Grilled pear, caramelized onions and cabrales salad

Tamara Murphy’s restaurant in downtown Seattle, Brasa, gives a lot of space to cabrales cheese, particularly on their bar menu. At Brasa, cabrales is often paired with grapes, and this is perfectly sensible. The pungency of the cheese and the mild flavor and light sweetness of the fruit complement each other. I spotted some nice Bosc pears tonight and noticed a fair deal on cabrales cheese, so I chose to grill some pears and caramelize some onions, and serve these atop some red lettuce dressed with my signature yuzu dressing. A few toasted pine nuts scattered about add a bit of aromatic complexity.

Pear cabrales salad with caramelized onions and pine nuts

Potatoes au gratin with chives

I remembered I had a remaining stash of chives from a baked potato dinner a few days ago. I spotted some inexpensive Washington-grown Yukon Gold potatoes and decided I needed to give my mandoline a workout, so I made this gratin. I used half cream, half milk, a bit of salt, and a hint of garlic.

Potato gratin with chives


Pizza with arugula, chanterelles and oyster mushrooms

October 21, 2005, 12:21 AM

Whatever is affecting my sleeping pattern and energy level bit me hard last night. Fortunately I had a light workload, so I decided to do some cleaning at home, which I’ve neglected a lot since I moved to my current apartment, so there’s always something out of order.

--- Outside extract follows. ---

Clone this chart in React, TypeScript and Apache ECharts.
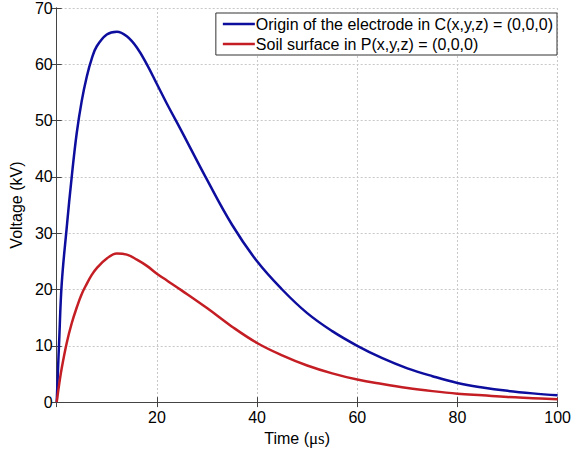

I’m in a bit of a comfort food mode recently, but tonight I balanced my need for something comforting (lentil vegetable soup with some tarragon) with something a little more drama. The mushroom season is in full swing, so I got a few chanterelles again, and some oyster mushrooms, which I briefly sweated with a hint of thyme and a dash of salt in olive oil. I didn’t feel like making any sort of sauce or pesto, so I just rubbed garlic and olive oil on my pizza dough, added a bit of mozzarella and parmesan, and baked the pie with the mushrooms. Upon finishing, I sprinkled some arugula on top.

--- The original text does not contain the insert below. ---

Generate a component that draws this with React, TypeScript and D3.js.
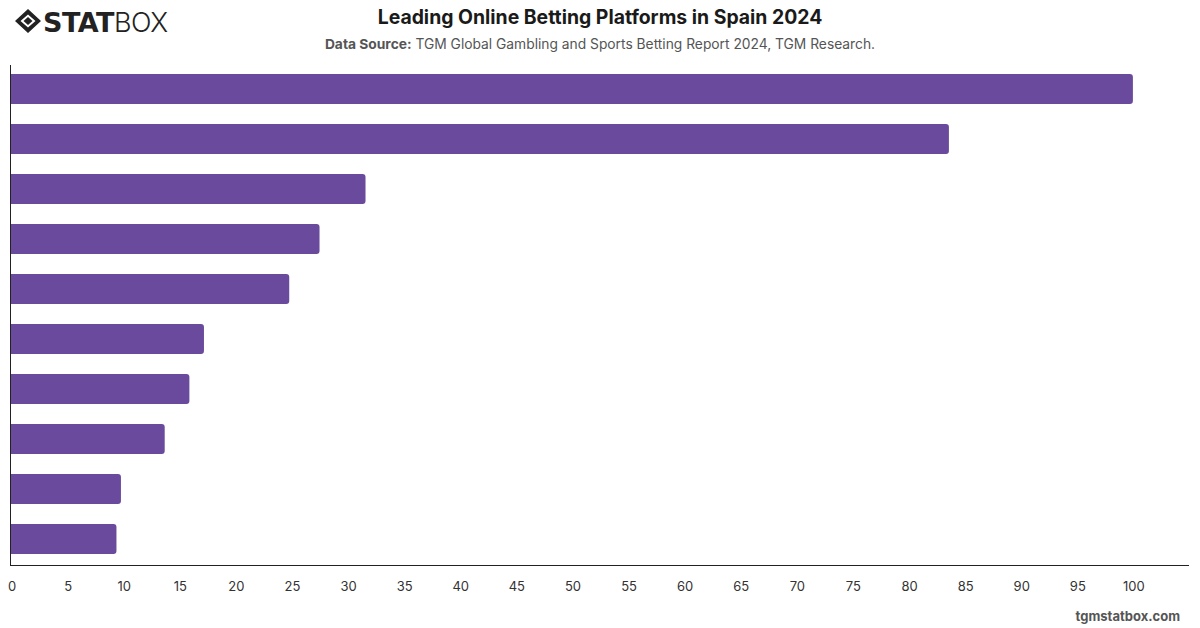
import * as d3 from 'd3';
import { useEffect, useRef } from 'react';

// platform shares, top to bottom (category names are not shown on the chart)
const platforms = ['P1', 'P2', 'P3', 'P4', 'P5', 'P6', 'P7', 'P8', 'P9', 'P10'];
const shares = [100, 83.6, 31.6, 27.5, 24.8, 17.2, 15.9, 13.7, 9.8, 9.4];
const xTicks = [0, 5, 10, 15, 20, 25, 30, 35, 40, 45, 50, 55, 60, 65, 70, 75, 80, 85, 90, 95, 100];

const title = 'Leading Online Betting Platforms in Spain 2024';
const sourceLabel = 'Data Source:';
const sourceText = ' TGM Global Gambling and Sports Betting Report 2024, TGM Research.';

const WIDTH = 1200;
const HEIGHT = 628;
const FONT = "Inter, 'Helvetica Neue', Arial, sans-serif";

function App() {
  const svgElement = useRef<SVGSVGElement | null>(null);

  useEffect(() => {
    const svg = d3.select(svgElement.current);
    svg.selectAll('*').remove();

    const left = 11;
    const right = 1189;
    const top = 65;
    const bottom = 565;

    const x = d3.scaleLinear().domain([0, 105]).range([left, right]);
    const y = d3.scaleBand().domain(platforms).range([top, bottom]).paddingInner(0.4).paddingOuter(0.2);

    const data = platforms.map((name, i) => ({ name, value: shares[i] }));

    // Bars with rounded right end
    const r = 3;
    svg
      .append('g')
      .selectAll('path')
      .data(data)
      .join('path')
      .attr('fill', '#6A4A9C')
      .attr('d', (d) => {
        const x0 = x(0);
        const x1 = x(d.value);
        const y0 = (y(d.name) ?? 0) - 1;
        const h = y.bandwidth();
        return `M${x0},${y0}H${x1 - r}Q${x1},${y0} ${x1},${y0 + r}V${y0 + h - r}Q${x1},${y0 + h} ${x1 - r},${y0 + h}H${x0}Z`;
      });

    // Axes lines
    svg
      .append('line')
      .attr('x1', left - 0.5)
      .attr('x2', left - 0.5)
      .attr('y1', top)
      .attr('y2', bottom)
      .attr('stroke', '#222')
      .attr('stroke-width', 1);

    const xAxis = svg
      .append('g')
      .attr('transform', `translate(0, ${bottom})`)
      .call(d3.axisBottom(x).tickValues(xTicks).tickSize(0).tickPadding(17).tickSizeOuter(0));
    xAxis.select('.domain').attr('stroke', '#222').attr('d', `M${left - 1},0.5H${right}`);
    xAxis
      .selectAll('text')
      .attr('font-family', FONT)
      .attr('font-size', 13)
      .attr('fill', '#333')
      .attr('dx', 0.5);

    // Title and source
    svg
      .append('text')
      .attr('x', 600)
      .attr('y', 24)
      .attr('text-anchor', 'middle')
      .attr('font-family', FONT)
      .attr('font-size', 19.4)
      .attr('font-weight', 700)
      .attr('fill', '#1a1a1a')
      .text(title);

    const src = svg
      .append('text')
      .attr('x', 600)
      .attr('y', 49)
      .attr('text-anchor', 'middle')
      .attr('font-family', FONT)
      .attr('font-size', 13.8)
      .attr('fill', '#555');
    src.append('tspan').attr('font-weight', 700).text(sourceLabel);
    src.append('tspan').text(sourceText);

    // Watermark
    svg
      .append('text')
      .attr('x', 1180)
      .attr('y', 621)
      .attr('text-anchor', 'end')
      .attr('font-family', FONT)
      .attr('font-size', 13)
      .attr('font-weight', 700)
      .attr('fill', '#555')
      .text('tgmstatbox.com');

    // Logo: diamond mark + STATBOX wordmark
    const logo = svg.append('g').attr('transform', 'translate(28, 21)');
    logo
      .append('path')
      .attr('d', 'M0,-12L13,0L0,12L-13,0Z M0,-6.5L-7.5,0L0,6.5L7.5,0Z')
      .attr('fill', '#222')
      .attr('fill-rule', 'evenodd');
    logo
      .append('path')
      .attr('d', 'M0,-4L-4.5,0L0,4L4.5,0Z')
      .attr('fill', '#222');
    const word = svg
      .append('text')
      .attr('x', 43)
      .attr('y', 32)
      .attr('font-family', "'DejaVu Sans', Arial, sans-serif")
      .attr('font-size', 27)
      .attr('fill', '#222')
      .attr('letter-spacing', -0.5);
    word.append('tspan').attr('font-weight', 900).attr('font-family', "Arial Black, 'DejaVu Sans', sans-serif").text('STAT');
    word.append('tspan').attr('font-weight', 300).attr('font-family', "Inter, 'Noto Sans', sans-serif").text('BOX');
  }, []);

  return (
    <svg
      ref={svgElement}
      width={WIDTH}
      height={HEIGHT}
      style={{ position: 'absolute', left: 0, top: 0, background: '#fff' }}
    />
  );
}

export default App;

Pizza with mushrooms and arugula


A little fever... feverish?

October 19, 2005, 11:18 PM

I have been a bit under the weather for a few days, and my energy level has been all over the place, but mostly low, punctuated by occasional nervous tension or something like giddiness. My body gave me hints of battle with some minor cold… occasional sneezing, a moderate fever, occasional chills.

I don’t really get to stop working, but I’ve just been moving really sluggishly since Saturday. I got things shipped, took care of a number of incoming orders from wholesale customers, worked to prepare for a new shipment from Hong Kong, and so on, but I’ve just felt a kind of weariness that’s been hard to beat.

Even dinner has suffered. I’ve been keeping it brain-dead… I had a bagel for dinner yesterday, and I’m completely unable to remember what I ate on Monday.

Tonight I got home a bit late and kicked off a couple of baked potatoes. I tried to do a bit more, so I blanched some broccoli, but I was attempting a bernaise-style sauce and fought with it all the way. I nearly tamed it, but I cheated by adding some milk and mustard, since it didn’t want to emulsify with just the egg yolks. It resembled bearnaise only because of the presence of tarragon and egg yolks. The flavor and texture worked, but it wasn’t quite bernaise.